Fenretinide mediated retinoic acid receptor signalling and inhibition of ceramide biosynthesis regulates adipogenesis, lipid accumulation, mitochondrial function and nutrient stress signalling in adipocytes and adipose tissue

Fenretinide (FEN) is a synthetic retinoid that inhibits obesity and insulin resistance in high-fat diet (HFD)-fed mice and completely prevents 3T3-L1 pre-adipocyte differentiation. The aim of this study was to determine the mechanism(s) of FEN action in 3T3-L1 adipocytes and in mice. We used the 3T3-L1 model of adipogenesis, fully differentiated 3T3-L1 adipocytes and adipose tissue from HFD-induced obese mice to investigate the mechanisms of FEN action. We measured expression of adipogenic and retinoid genes by qPCR and activation of nutrient-signalling pathways by western blotting. Global lipid and metabolite analysis was performed and specific ceramide lipid species measured by liquid chromatography-mass spectrometry. We provide direct evidence that FEN inhibits 3T3-L1 adipogenesis via RA-receptor (RAR)-dependent signaling. However, RARα antagonism did not prevent FEN-induced decreases in lipid levels in mature 3T3-L1 adipocytes, suggesting an RAR-independent mechanism. Lipidomics analysis revealed that FEN increased dihydroceramide lipid species 5- to 16-fold in adipocytes, indicating an inhibition of the final step of ceramide biosynthesis. A similar blockade in adipose tissue from FEN-treated obese mice was associated with a complete normalisation of impaired mitochondrial β-oxidation and tricarboxylic acid cycle flux. The FEN catabolite, 4-oxo-N-(4-hydroxyphenyl)retinamide (4-OXO), also decreased lipid accumulation without affecting adipogenesis. FEN and 4-OXO (but not RA) treatment additionally led to the activation of p38-MAPK, peIF2α and autophagy markers in adipocytes. Overall our data reveals FEN utilises both RAR-dependent and -independent pathways to regulate adipocyte biology, both of which may be required for FEN to prevent obesity and insulin resistance in vivo.
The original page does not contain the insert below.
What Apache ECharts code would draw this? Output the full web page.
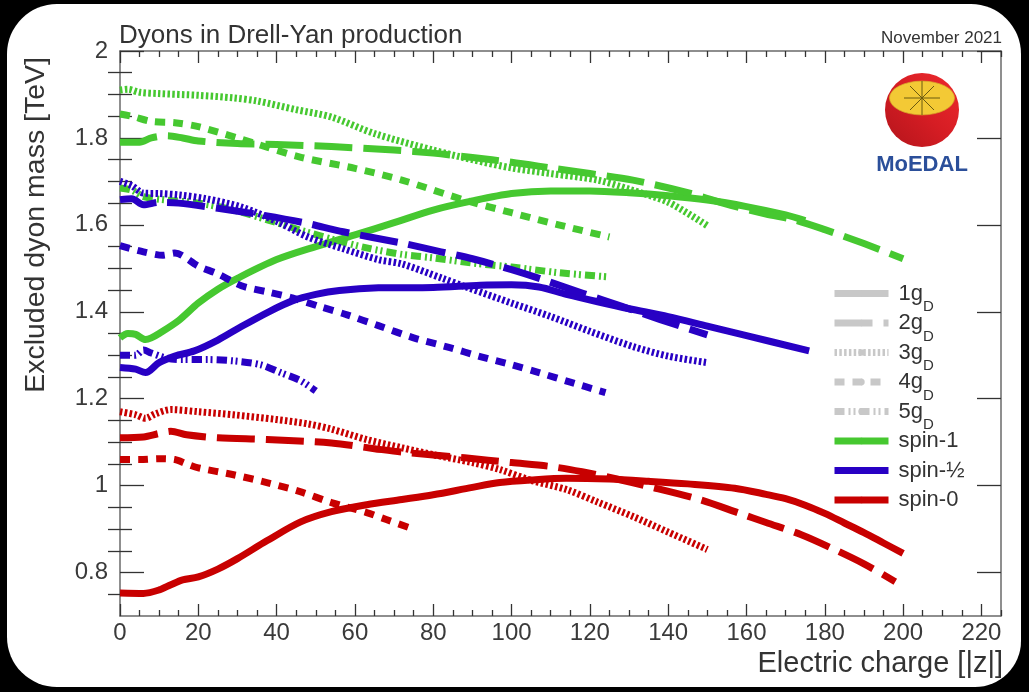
<!DOCTYPE html>
<html>
<head>
<meta charset="utf-8">
<script src="https://cdn.jsdelivr.net/npm/echarts@6/dist/echarts.min.js"></script>
<style>
  html, body { margin: 0; padding: 0; background: #000; width: 1029px; height: 692px; overflow: hidden; }
  #panel { position: absolute; left: 7px; top: 4px; width: 1014px; height: 683px; background: #fff; border-radius: 50px 50px 46px 50px; }
  #chart { position: absolute; left: 0; top: 0; width: 1029px; height: 692px; }
</style>
</head>
<body>
<div id="panel"></div>
<div id="chart"></div>
<script>
// ---- tick values / labels ----
const xTickValues = [0, 20, 40, 60, 80, 100, 120, 140, 160, 180, 200, 220];
const yTickValues = [0.8, 1.0, 1.2, 1.4, 1.6, 1.8, 2.0];

// ---- spin-1 (green) ----
const spin1_1gD = [[0,1.34],[2,1.35],[4,1.348],[6.5,1.336],[8,1.34],[10,1.35],[15,1.38],[20,1.42],[25,1.452],[30,1.477],[40,1.52],[50,1.55],[60,1.577],[70,1.605],[80,1.634],[90,1.655],[100,1.672],[110,1.678],[120,1.678],[130,1.674],[140,1.667],[150,1.657],[160,1.642],[170,1.623],[175,1.61]];
const spin1_2gD = [[0,1.79],[5,1.79],[8,1.80],[12,1.805],[16,1.80],[20,1.793],[30,1.787],[40,1.785],[54,1.78],[70,1.772],[80,1.765],[90,1.755],[100,1.744],[110,1.731],[120,1.718],[131,1.703],[145,1.674],[156,1.645],[165,1.625],[172,1.612],[180,1.589],[190,1.557],[200,1.522]];
const spin1_3gD = [[0,1.91],[2,1.912],[5,1.905],[10,1.902],[20,1.898],[29,1.892],[35,1.885],[45,1.865],[54,1.848],[65,1.81],[80,1.772],[90,1.75],[100,1.731],[110,1.718],[122,1.703],[130,1.682],[140,1.652],[150,1.598]];
const spin1_4gD = [[0,1.855],[3,1.85],[8,1.838],[14,1.835],[20,1.826],[30,1.80],[46,1.756],[60,1.73],[72,1.703],[88,1.657],[100,1.628],[112,1.60],[125,1.572]];
const spin1_5gD = [[0,1.685],[3,1.68],[6,1.665],[12,1.657],[20,1.65],[29,1.634],[40,1.605],[46,1.588],[55,1.565],[63,1.547],[72,1.532],[80,1.524],[90,1.512],[100,1.503],[112,1.49],[125,1.48]];

// ---- spin-1/2 (blue) ----
const spinHalf_1gD = [[0,1.272],[4,1.268],[6.5,1.26],[10,1.283],[14,1.298],[19,1.31],[25,1.335],[31,1.366],[38,1.4],[44,1.425],[50,1.44],[56,1.449],[66,1.455],[80,1.456],[92,1.461],[100,1.462],[107,1.457],[114,1.44],[122,1.423],[130,1.407],[140,1.389],[150,1.367],[160,1.345],[176,1.31]];
const spinHalf_2gD = [[0,1.658],[3,1.66],[6,1.646],[10,1.652],[15,1.65],[25,1.638],[36,1.623],[47,1.605],[57,1.584],[72,1.558],[82,1.538],[90,1.522],[100,1.497],[108,1.474],[118,1.443],[128,1.413],[138,1.382],[150,1.347]];
const spinHalf_3gD = [[0,1.70],[3,1.69],[6,1.673],[10,1.672],[15,1.669],[22,1.66],[31,1.641],[40,1.608],[48,1.572],[57,1.545],[66,1.52],[72,1.51],[82,1.478],[89,1.455],[100,1.42],[110,1.389],[120,1.355],[131,1.32],[140,1.298],[150,1.283]];
const spinHalf_4gD = [[0,1.552],[6,1.538],[11,1.53],[14,1.535],[20,1.505],[25,1.487],[31,1.46],[38,1.445],[44,1.432],[51,1.412],[58,1.393],[66,1.368],[75,1.34],[84,1.318],[92,1.297],[100,1.278],[107,1.26],[115,1.238],[124,1.214]];
const spinHalf_5gD = [[0,1.30],[4,1.30],[6,1.312],[8,1.305],[12,1.293],[16,1.29],[22,1.29],[29,1.287],[36,1.278],[41,1.26],[46,1.242],[50,1.218]];

// ---- spin-0 (red) ----
const spin0_1gD = [[0,0.753],[6,0.752],[10,0.76],[13,0.772],[16,0.783],[20,0.79],[25,0.808],[30,0.832],[37.5,0.873],[46,0.916],[54,0.94],[63,0.956],[72,0.968],[80,0.979],[90,0.996],[97,1.007],[105,1.013],[114,1.017],[125,1.015],[135,1.01],[145,1.004],[157,0.994],[165,0.98],[170,0.97],[175,0.955],[180,0.936],[185,0.914],[190,0.892],[195,0.868],[200,0.844]];
const spin0_2gD = [[0,1.11],[6,1.112],[10,1.12],[13,1.125],[17,1.117],[25,1.11],[37.5,1.106],[54,1.098],[65,1.085],[72,1.077],[88,1.064],[100,1.053],[110,1.044],[118,1.032],[126,1.017],[135,0.998],[148,0.968],[158,0.937],[165,0.915],[174,0.887],[182,0.855],[190,0.82],[198,0.779]];
const spin0_3gD = [[0,1.17],[4,1.163],[6.5,1.155],[9,1.165],[13,1.175],[20,1.17],[29,1.163],[40,1.152],[48,1.142],[54,1.13],[63,1.106],[72,1.087],[80,1.071],[90,1.053],[97,1.037],[105,1.012],[114,0.991],[122,0.962],[131,0.929],[140,0.893],[150,0.853]];
const spin0_4gD = [[0,1.06],[5,1.06],[10,1.062],[14,1.06],[17,1.05],[20,1.041],[29,1.025],[37.5,1.007],[46,0.986],[54,0.961],[63,0.938],[68,0.922],[74,0.903]];

// ---- legend entries ----
const legendCharges = ['1gD', '2gD', '3gD', '4gD', '5gD'];
const legendSpins = ['spin-1', 'spin-½', 'spin-0'];

const GREEN = '#46c830', BLUE = '#2800c4', RED = '#c80000', GRAY = '#c8c8c8';
const FONT = '"Liberation Sans", Arial, Helvetica, sans-serif';
const DASH = {
  '1gD': 'solid',
  '2gD': [38, 11],
  '3gD': [2.5, 2.3],
  '4gD': [10, 8],
  '5gD': [10, 4, 2, 3, 2, 4]
};

function lineSeries(name, data, color, charge) {
  return {
    name: name, type: 'line', data: data, symbol: 'none', smooth: 0.3,
    xAxisIndex: 0, yAxisIndex: 0,
    lineStyle: { color: color, width: 7, type: DASH[charge], cap: 'butt', join: 'round' },
    itemStyle: { color: color },
    emphasis: { disabled: true }, silent: true, z: 3
  };
}

const series = [
  lineSeries('spin-1 1gD', spin1_1gD, GREEN, '1gD'),
  lineSeries('spin-1 2gD', spin1_2gD, GREEN, '2gD'),
  lineSeries('spin-1 3gD', spin1_3gD, GREEN, '3gD'),
  lineSeries('spin-1 4gD', spin1_4gD, GREEN, '4gD'),
  lineSeries('spin-1 5gD', spin1_5gD, GREEN, '5gD'),
  lineSeries('spin-½ 1gD', spinHalf_1gD, BLUE, '1gD'),
  lineSeries('spin-½ 2gD', spinHalf_2gD, BLUE, '2gD'),
  lineSeries('spin-½ 3gD', spinHalf_3gD, BLUE, '3gD'),
  lineSeries('spin-½ 4gD', spinHalf_4gD, BLUE, '4gD'),
  lineSeries('spin-½ 5gD', spinHalf_5gD, BLUE, '5gD'),
  lineSeries('spin-0 1gD', spin0_1gD, RED, '1gD'),
  lineSeries('spin-0 2gD', spin0_2gD, RED, '2gD'),
  lineSeries('spin-0 3gD', spin0_3gD, RED, '3gD'),
  lineSeries('spin-0 4gD', spin0_4gD, RED, '4gD')
];
// legend-only series (no data)
legendCharges.forEach(c => series.push(lineSeries(c, [], GRAY, c)));
legendSpins.forEach((s, i) => series.push(lineSeries(s, [], [GREEN, BLUE, RED][i], '1gD')));

const xMinor = [], yMinor = [];
for (let v = 0; v <= 225; v += 5) if (v % 20 !== 0) xMinor.push(v);
for (let k = 15; k <= 39; k++) { const v = +(k * 0.05).toFixed(2); if (Math.round(v * 100) % 20 !== 0) yMinor.push(v); }

const AXLINE = { show: true, onZero: false, lineStyle: { color: '#6a6a6a', width: 1.5 } };
const TICKC = { color: '#333', width: 1.3 };

function xAx(pos, major, labels) {
  return {
    type: 'value', min: 0, max: 225, position: pos,
    axisLine: major ? AXLINE : { show: false },
    axisTick: { show: true, inside: true, length: major ? 12 : 6, lineStyle: TICKC, customValues: major ? xTickValues : xMinor },
    axisLabel: labels ? { show: true, customValues: xTickValues, fontSize: 24, fontFamily: FONT, color: '#3a3a3a', margin: 5 } : { show: false },
    splitLine: { show: false }
  };
}
function yAx(pos, major, labels) {
  return {
    type: 'value', min: 0.7, max: 2, position: pos,
    axisLine: major ? AXLINE : { show: false },
    axisTick: { show: true, inside: true, length: major ? 24 : 12, lineStyle: TICKC, customValues: major ? yTickValues : yMinor },
    axisLabel: labels ? { show: true, customValues: yTickValues, fontSize: 24, fontFamily: FONT, color: '#3a3a3a', margin: 12 } : { show: false },
    splitLine: { show: false }
  };
}

const chart = echarts.init(document.getElementById('chart'), null, { renderer: 'canvas' });
chart.setOption({
  backgroundColor: 'transparent',
  animation: false,
  textStyle: { fontFamily: FONT },
  title: [
    { text: 'Dyons in Drell-Yan production', left: 119, top: 23, padding: 0,
      textStyle: { fontSize: 26, fontWeight: 'normal', color: '#333', fontFamily: FONT } },
    { text: 'November 2021', right: 27, top: 30, padding: 0,
      textStyle: { fontSize: 17, fontWeight: 'normal', color: '#333', fontFamily: FONT } }
  ],
  grid: { left: 120, right: 28, top: 51, bottom: 76, containLabel: false, outerBoundsMode: 'none' },
  xAxis: [xAx('bottom', true, true), xAx('bottom', false, false), xAx('top', true, false), xAx('top', false, false)],
  yAxis: [yAx('left', true, true), yAx('left', false, false), yAx('right', true, false), yAx('right', false, false)],
  legend: {
    data: legendCharges.concat(legendSpins),
    orient: 'vertical', left: 831, top: 279, padding: 0, itemWidth: 54, itemHeight: 8, itemGap: -6,
    selectedMode: false,
    lineStyle: { width: 7 },
    formatter: n => n.endsWith('gD') ? n.slice(0, -1) + '{s|D}' : n + '{s|\u200b}',
    textStyle: {
      fontSize: 22, color: '#333', fontFamily: FONT, lineHeight: 29, padding: [0, 0, 0, 5],
      rich: { s: { fontSize: 15, color: '#333', fontFamily: FONT, height: 2, lineHeight: 29, verticalAlign: 'bottom' } }
    }
  },
  graphic: [
    { type: 'text', x: 36, y: 57, rotation: Math.PI / 2, silent: true,
      style: { text: 'Excluded dyon mass [TeV]', font: '28.5px ' + FONT, fill: '#333', textAlign: 'right', textVerticalAlign: 'middle' } },
    { type: 'text', x: 1003, y: 664, silent: true,
      style: { text: 'Electric charge [|z|]', font: '29px ' + FONT, fill: '#333', textAlign: 'right', textVerticalAlign: 'middle' } },
    // MoEDAL logo
    { type: 'group', x: 922, y: 110, silent: true, children: [
      { type: 'circle', shape: { cx: 0, cy: 0, r: 37 },
        style: { fill: new echarts.graphic.LinearGradient(0, 1, 1, 0, [{ offset: 0, color: '#b3141b' }, { offset: 0.5, color: '#d61d24' }, { offset: 1, color: '#ee2a2e' }]) } },
      { type: 'circle', shape: { cx: 0, cy: 0, r: 32.5 }, y: -12, scaleY: 0.52,
        style: { fill: '#f3c935', stroke: '#d8a82a', lineWidth: 1 } },
      { type: 'line', shape: { x1: -18, y1: -12, x2: 18, y2: -12 }, style: { stroke: '#6b5a10', lineWidth: 1 } },
      { type: 'line', shape: { x1: 0, y1: -29, x2: 0, y2: 5 }, style: { stroke: '#6b5a10', lineWidth: 1 } },
      { type: 'line', shape: { x1: -12, y1: -24, x2: 12, y2: 0 }, style: { stroke: '#6b5a10', lineWidth: 1 } },
      { type: 'line', shape: { x1: -12, y1: 0, x2: 12, y2: -24 }, style: { stroke: '#6b5a10', lineWidth: 1 } },
      { type: 'text', x: 0, y: 55, style: { text: 'MoEDAL', font: 'bold 22px ' + FONT, fill: '#2b4f9a', textAlign: 'center', textVerticalAlign: 'middle' } }
    ] }
  ],
  series: series
});
</script>
</body>
</html>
Proposed mechanistic action of FEN in adipocytes. RA inhibits adipogenesis through early RAR activation, which PPARγ agonist ROSI cannot prevent. FEN inhibits adipogenesis with a delayed response in RAR signalling, however, inhibition is lost when combined with ROSI. The 4-OXO FEN catabolite cannot inhibit adipogenesis through RAR activation, but like FEN's RAR-independent effects, displays increased phosphorylation of Akt, mild cellular stress/autophagy induction and decreased lipid accumulation. Moreover, FEN-mediated inhibition of DES-1 increases dihydroceramide levels in a RAR-independent manner, and is linked to a complete prevention of mitochondrial dysfunction and decreased adiposity in high-fat fed obese mice. Thus an alternative to the additive beneficial effects of FEN-mediated RAR-dependant and -independent signalling, 4-OXO FEN may be a novel therapeutic candidate to improve adipocyte hypertrophy via inhibition of ceramide biosynthesis and modulation of nutrient stress pathways.